Your poor Christian witness today could make atheists a century from now
There’s a key moment in the film Gladiator where the character Maximus (Russell Crowe) observes, “Brothers, what we do in life, echoes in eternity.” You might equally say that it echoes in history, spreading out like ripples on a pond. An effective Christian witness can tell a powerful story of faith which shapes lives for years — or even generations — to come.

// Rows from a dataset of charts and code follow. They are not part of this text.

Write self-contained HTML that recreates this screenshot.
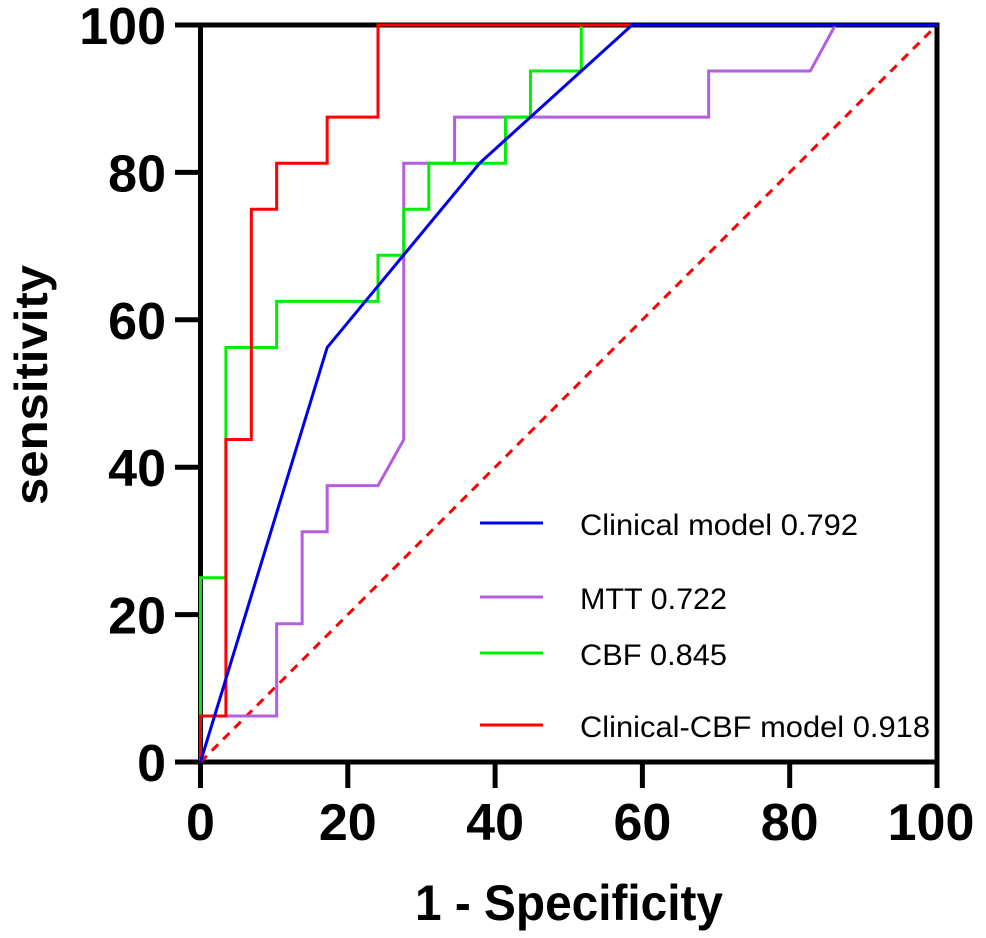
<!DOCTYPE html>
<html><head><meta charset="utf-8"><style>
html,body{margin:0;padding:0;background:#fff;}
svg{display:block;font-family:"Liberation Sans",Arial,sans-serif;}
</style></head><body>
<svg id="chart" width="986" height="938" viewBox="0 0 986 938">
<g id="axes"></g>
<g id="plot"></g>
<text x="569" y="920" font-size="50" font-weight="bold" text-anchor="middle" textLength="308" lengthAdjust="spacingAndGlyphs">1 - Specificity</text>
<text transform="translate(47,385) rotate(-90)" font-size="46" font-weight="bold" text-anchor="middle" textLength="240" lengthAdjust="spacingAndGlyphs">sensitivity</text>
<g id="legend"></g>
</svg>
<script>
const xTicks = [0, 20, 40, 60, 80, 100];
const yTicks = [0, 20, 40, 60, 80, 100];
const seriesNames = ["Clinical model 0.792", "MTT 0.722", "CBF 0.845", "Clinical-CBF model 0.918"];
const seriesColors = ["#0000ee", "#b45de0", "#00ee00", "#ff0000"];
const clinicalX = [0, 17.2, 37.9, 58.6, 100];
const clinicalY = [0, 56.25, 81.25, 100, 100];
const mttX = [0, 0, 10.34, 10.34, 13.8, 13.8, 17.2, 17.2, 24.1, 27.6, 27.6, 34.5, 34.5, 69, 69, 82.8, 86.2, 100];
const mttY = [0, 6.25, 6.25, 18.75, 18.75, 31.25, 31.25, 37.5, 37.5, 43.75, 81.25, 81.25, 87.5, 87.5, 93.75, 93.75, 100, 100];
const cbfX = [0, 0, 3.45, 3.45, 10.34, 10.34, 24.1, 24.1, 27.6, 27.6, 31, 31, 41.4, 41.4, 44.8, 44.8, 51.7, 51.7, 100];
const cbfY = [0, 25, 25, 56.25, 56.25, 62.5, 62.5, 68.75, 68.75, 75, 75, 81.25, 81.25, 87.5, 87.5, 93.75, 93.75, 100, 100];
const combX = [0, 0, 3.45, 3.45, 6.9, 6.9, 10.34, 10.34, 17.2, 17.2, 24.1, 24.1, 100];
const combY = [0, 6.25, 6.25, 43.75, 43.75, 75, 75, 81.25, 81.25, 87.5, 87.5, 100, 100];
const refX = [0, 100];
const refY = [0, 100];

const NS = "http://www.w3.org/2000/svg";
const X0 = 200.5, X1 = 937, Y0 = 762, Y1 = 25;
function sx(v){ return X0 + (X1 - X0) * v / 100; }
function sy(v){ return Y0 - (Y0 - Y1) * v / 100; }
function mk(tag, attrs, parent){
  const e = document.createElementNS(NS, tag);
  for (const k in attrs) e.setAttribute(k, attrs[k]);
  parent.appendChild(e);
  return e;
}
const plot = document.getElementById('plot');
const axes = document.getElementById('axes');
const legend = document.getElementById('legend');

function drawLine(xs, ys, color, name, dash){
  const pts = xs.map((x, i) => sx(x).toFixed(2) + ',' + sy(ys[i]).toFixed(2)).join(' ');
  const p = mk('polyline', {points: pts, fill: 'none', stroke: color, 'stroke-width': 3}, plot);
  if (dash) p.setAttribute('stroke-dasharray', dash);
  
  
}
drawLine(refX, refY, '#ff0000', 'reference-diagonal', '9,7');
drawLine(mttX, mttY, seriesColors[1], 'mtt-curve');
drawLine(cbfX, cbfY, seriesColors[2], 'cbf-curve');
drawLine(combX, combY, seriesColors[3], 'clinical-cbf-curve');
drawLine(clinicalX, clinicalY, seriesColors[0], 'clinical-model-curve');

const fr = mk('rect', {x: X0, y: Y1, width: X1 - X0, height: Y0 - Y1, fill: 'none', stroke: '#000', 'stroke-width': 5}, axes);



xTicks.forEach(t => {
  const l = mk('line', {x1: sx(t), x2: sx(t), y1: Y0, y2: 788, stroke: '#000', 'stroke-width': 5}, axes);
  
  
  const tx = mk('text', {x: t === 100 ? sx(t) - 6 : sx(t), y: 840, 'font-size': 52, 'font-weight': 'bold', 'text-anchor': 'middle'}, axes);
  tx.textContent = t;
  
  
});
yTicks.forEach(t => {
  const l = mk('line', {x1: 175, x2: X0, y1: sy(t), y2: sy(t), stroke: '#000', 'stroke-width': 5}, axes);
  
  
  const tx = mk('text', {x: 166, y: sy(t) + 19, 'font-size': 52, 'font-weight': 'bold', 'text-anchor': 'end'}, axes);
  tx.textContent = t;
  
  
});

const legY = [523, 597, 653, 725];
const legW = [278, 147, 147, 350];
seriesNames.forEach((n, i) => {
  const l = mk('line', {x1: 480, x2: 543, y1: legY[i], y2: legY[i], stroke: seriesColors[i], 'stroke-width': 3}, legend);
  
  
  const t = mk('text', {x: 580, y: legY[i] + 12, 'font-size': 30, textLength: legW[i], lengthAdjust: 'spacingAndGlyphs'}, legend);
  t.textContent = n;
  
  
});
</script>
</body></html>
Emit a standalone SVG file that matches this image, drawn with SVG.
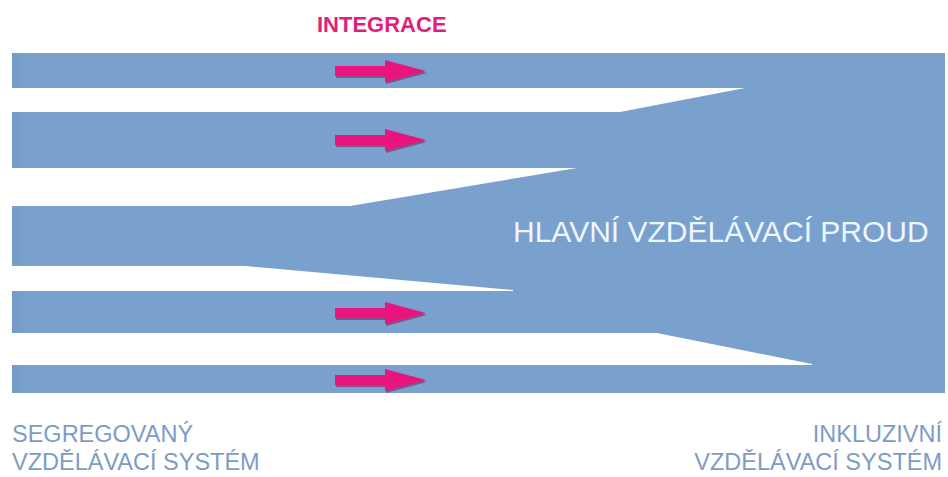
<svg xmlns="http://www.w3.org/2000/svg" width="948" height="477" viewBox="0 0 948 477">
<style>
.gap{fill:#ffffff;}
.arrow{fill:#e8167c;}
.shadow{fill:#8a1450;opacity:0.55;}
.lbl{font-family:"Liberation Sans",Arial,sans-serif;font-size:23.5px;fill:#7d9cc4;}
.main{font-family:"Liberation Sans",Arial,sans-serif;font-size:30px;fill:#eef6ff;}
.top{font-family:"Liberation Sans",Arial,sans-serif;font-size:22px;font-weight:bold;fill:#e2207c;}
</style>
<defs>
<linearGradient id="edge" gradientUnits="userSpaceOnUse" x1="12" y1="0" x2="26" y2="0">
<stop offset="0" stop-color="#739cca"/>
<stop offset="1" stop-color="#7aa1cd"/>
</linearGradient>
<polygon id="arr" points="0,-5 50,-5 50,-11 91,0 50,11 50,5 0,5"/>
</defs>
<rect width="948" height="477" fill="#ffffff"/>
<g id="stream">
<rect x="12" y="53" width="933" height="340" fill="url(#edge)"/>
<polygon class="gap" points="12,88 745,88 620,112 12,112"/>
<polygon class="gap" points="12,168 577,168 350,206 12,206"/>
<polygon class="gap" points="12,266 245,266 513,290 513,291 12,291"/>
<polygon class="gap" points="12,333 657,333 812,364 812,365 12,365"/>
</g>
<g id="connectors">
<use href="#arr" class="shadow" transform="translate(336,73)"/>
<use href="#arr" class="arrow" transform="translate(335,71)"/>
<use href="#arr" class="shadow" transform="translate(336,142)"/>
<use href="#arr" class="arrow" transform="translate(335,140)"/>
<use href="#arr" class="shadow" transform="translate(336,315)"/>
<use href="#arr" class="arrow" transform="translate(335,313)"/>
<use href="#arr" class="shadow" transform="translate(336,382)"/>
<use href="#arr" class="arrow" transform="translate(335,380)"/>
</g>
<g id="integrace"><text class="top" x="317" y="32">INTEGRACE</text></g>
<g id="mainstream"><text class="main" x="513" y="242">HLAVNÍ VZDĚLÁVACÍ PROUD</text></g>
<g id="segregated">
<text class="lbl" x="12" y="442">SEGREGOVANÝ</text>
<text class="lbl" x="12" y="470">VZDĚLÁVACÍ SYSTÉM</text>
</g>
<g id="inclusive">
<text class="lbl" x="942" y="442" text-anchor="end">INKLUZIVNÍ</text>
<text class="lbl" x="942" y="470" text-anchor="end">VZDĚLÁVACÍ SYSTÉM</text>
</g>
</svg>
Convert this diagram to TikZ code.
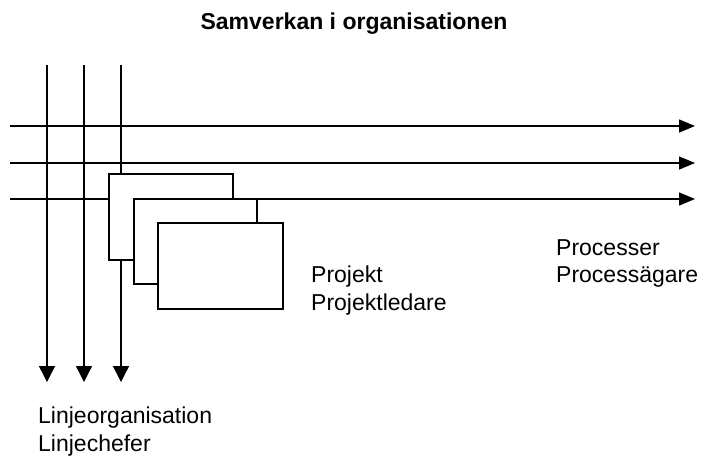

Conversely, a maladroit witness can adversely affect those same lives, often in unimaginable ways. This sobering point hit me recently as I was reading through the memoir of atheist Barbara Ehrenreich. At one point in the book, she recounts how she had always remained committed to a secular and skeptical position, ever since her youth. As she says, “The one place I never thought to look for answers was religion.” She then explains why:
“That approach had been foreclosed at some point in the late nineteenth century when, according to my father, his grandmother Mamie McLaughlin renounced the Catholic faith. When her father was dying she had sent for a priest, only to get word back many hours later that the priest would come for no less than twenty-five dollars. Perhaps the priest could be forgiven for dodging the long ride by horse or mule to whatever makeshift, mud-bound mining camp she and her family lived in. But Mamie did not forgive him.” (Living with a Wild God: A Nonbeliever’s Search for the Truth about Everything (Twelve, 2014), p. 2)
This implications of this passing revelation are simply stunning. Perhaps 120 years ago, a priest shirked his duty to offer last rites to a dying man, and a century later that led to a young woman never considering that Christianity might be true.
As we navigate our own lives day to day, seeking to do so as witnesses to Christ and his kingdom, we should ask ourselves whether we have done anything like that priest, a regrettable action which might end up making atheists a century from now.